Famous for introducing randomness in his musical compositions, the avant-garde composer John Cage took his talents to the next logical step when he delivered the first of his six Norton lectures in almost entirely randomly arranged phrases.
After a brief introduction, Cage jumped into a nearly two-hour presentation filled with such passages as: "we are criticized by how much Washington will pay to buy a man in the future" and "but really music not wings becoming every day close not that way."
The diverse textual sources for the narrative, Cage said, ranged from James Joyce's Finnegan's Wake to a recent copy of The New York Times. After selecting a number of excerpts from the various sources, he said he fed them into a computer and "chance operations were used."
"In the language that appears, syntax may appear or not. All six lectures have been planned in detail, but I don't know what they'll be. I'll find out by writing them," Cage told the Sanders Theatre audience before beginning the narrative.

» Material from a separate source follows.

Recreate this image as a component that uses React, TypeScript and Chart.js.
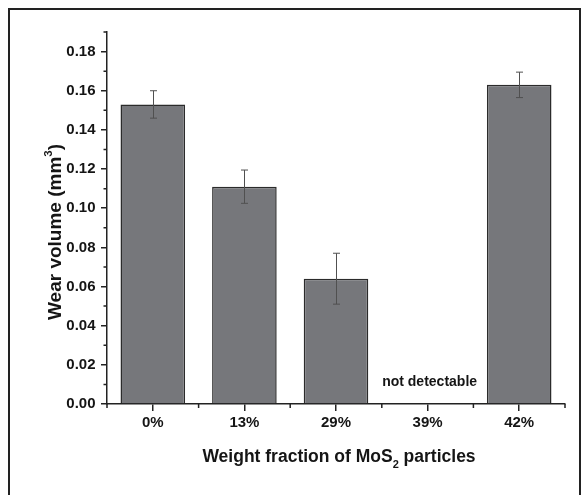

The unique presentation evoked a wide range of responses among the audience of more than 500. Some sat entranced by Cage's words; others grew impatient and walked out. Although nearly one-fourth of the audience had left the lecture hall when Cage completed the presentation two hours later, those who remained applauded steadily for well over a full minute.

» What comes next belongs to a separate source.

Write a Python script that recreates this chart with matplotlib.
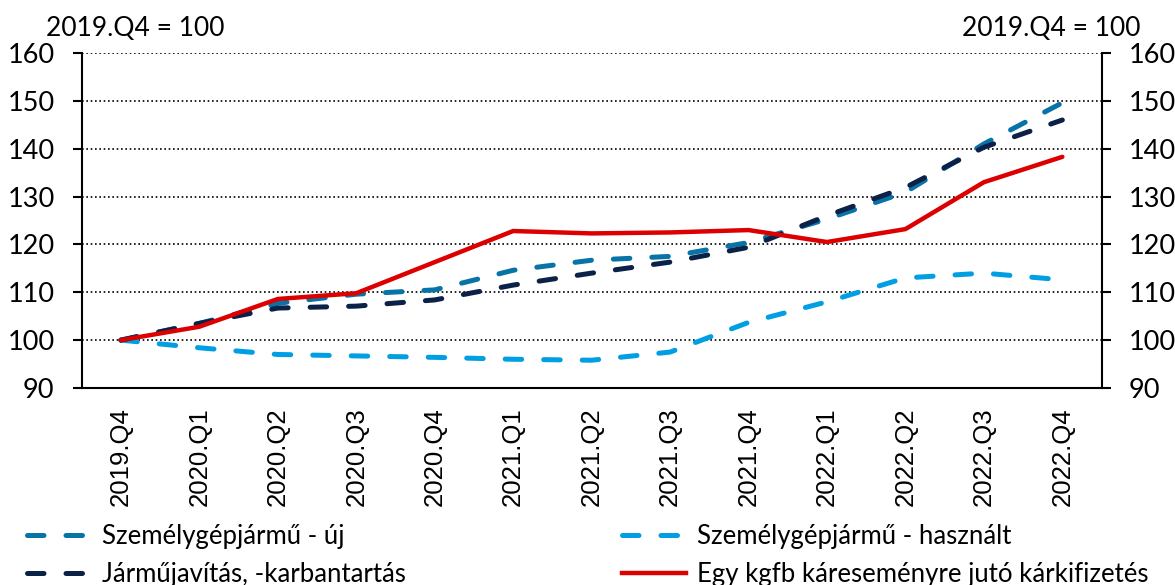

The Charles Eliot Norton Professor of Poetry for 1988-89, the 76-year old Cage joins such greats as T.S. Eliot and Leonard Bernstein in giving the lectures.

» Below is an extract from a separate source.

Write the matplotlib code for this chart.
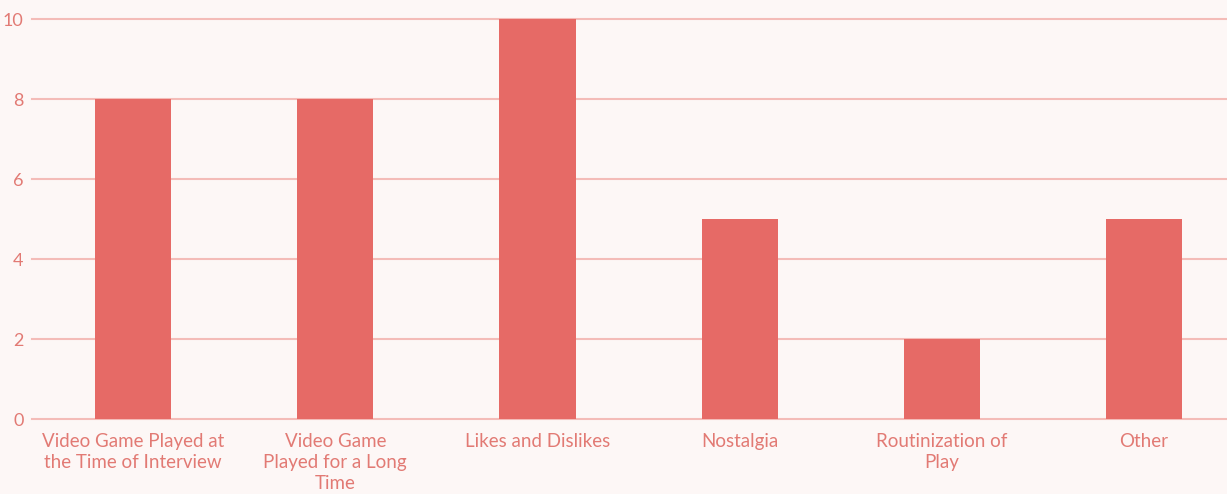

"[Cage] has written world music history," said Professor Reinhold Brinkmann of the Music Department, who introduced the speaker. "He is a true figure of integration of Western and Eastern culture."
In his introduction, Cage described in poetic terms the process of choosing the book and newspaper excerpts to be compiled by a computer for the lecture. "It is as if I am in a forest, hunting for ideas," he said.